Oleh sebab itu, saat ini dalam dunia pendidikan mulai marak dengan konsep Problem Based Learning (PBL). PBL merupakan proses pembelajaran aktif yang berpusat pada penyelidikan dan mencari sebuah solusi dari suatu masalah. Dalam pembelajaran ini, (PBL) peserta didik dituntut untuk lebih aktif, sedangkan pengajar menjadi fasilitator. Dalam praktiknya, pembelajaran ini didesain dengan pembentukan kelompok-kelompok kecil, di mana peserta didik diberikan beberapa permasalahan yang harus dipecahkan. PBL mulai dikenal pada akhir tahun 1960, di sekolah kedokteran Universitas Mc Master di Kanada.[1] Tidak lama kemudian Universitas Limburg di Maastricht Belanda menjadi pionir dalam pengembangan sistem pembelajaran PBL di Eropa dan hingga saat ini Belanda telah mendapat pengakuan internasional sebagai negara yang memiliki terobosan dalam PBL. Dengan sistem pembelajaran ini, peserta didik di Belanda menjadi lebih kreatif karena peserta didik diberikan studi kasus yang harus dipecahkan. Selain itu, diskusi-diskusi di kelas pun akan menjadi lebih hidup karena pengajar memberikan kesempatan bagi peserta didik untuk berdiskusi dan mengemukakan argumen mereka (peserta didik). Keberhasilan sistem pembelajaran PBL di Belanda, menjadikan empat universitas Belanda yaitu, Universitas Utrecht (68), Universitas Wageningen (75), Universitas Leiden (79) dan Universitas Amsterdam (92) berada dalam jajaran 100 universitas terbaik di dunia versi times higher education.[2]

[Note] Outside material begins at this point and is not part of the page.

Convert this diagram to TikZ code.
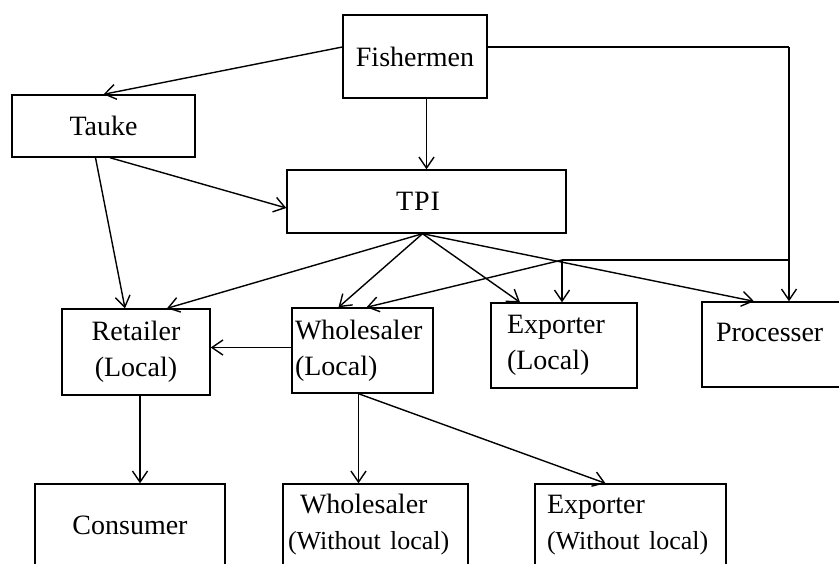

Apa yang terjadi di Belanda sepertinya masih sangat jauh untuk dapat diterapkan di Indonesia. Dunia pendidikan di Indonesia masih terkungkung dengan sebuah tradisi di mana dalam proses belajar mengajar di ruang kelas peserta didik masih memposisikan seorang pengajar bukan sebagai teman dialog, tetapi lebih sebagai ‘pencurah pengetahuan’. Apa lagi dengan adanya kebijakan Ujian Nasional (UN) yang menjadikan siswa, keluaraga siswa dan bahkan gurunya sendiri menjadi ketar-ketir dalam menghadapi UN. Karena dengan sistem UN, maka kelulusan siswa sedikit banyak juga dipengaruhi oleh kemampuan komputer dalam menilai jawaban siswa. Terlalu riskan untuk menggantungkan nasib seorang siswa kepada komputer. Selain itu, standar kelulusan yang diterapkan sama bagi seluruh siswa Indonesia menjadi sangat tidak adil ketika hingga saat ini, masih ada kesenjangan dalam infrastruktur pendidikan. Padahal sejatinya pendidikan bertujuan untuk pembebasan dan pemanusiaan bukan untuk melanggengkan penindasan.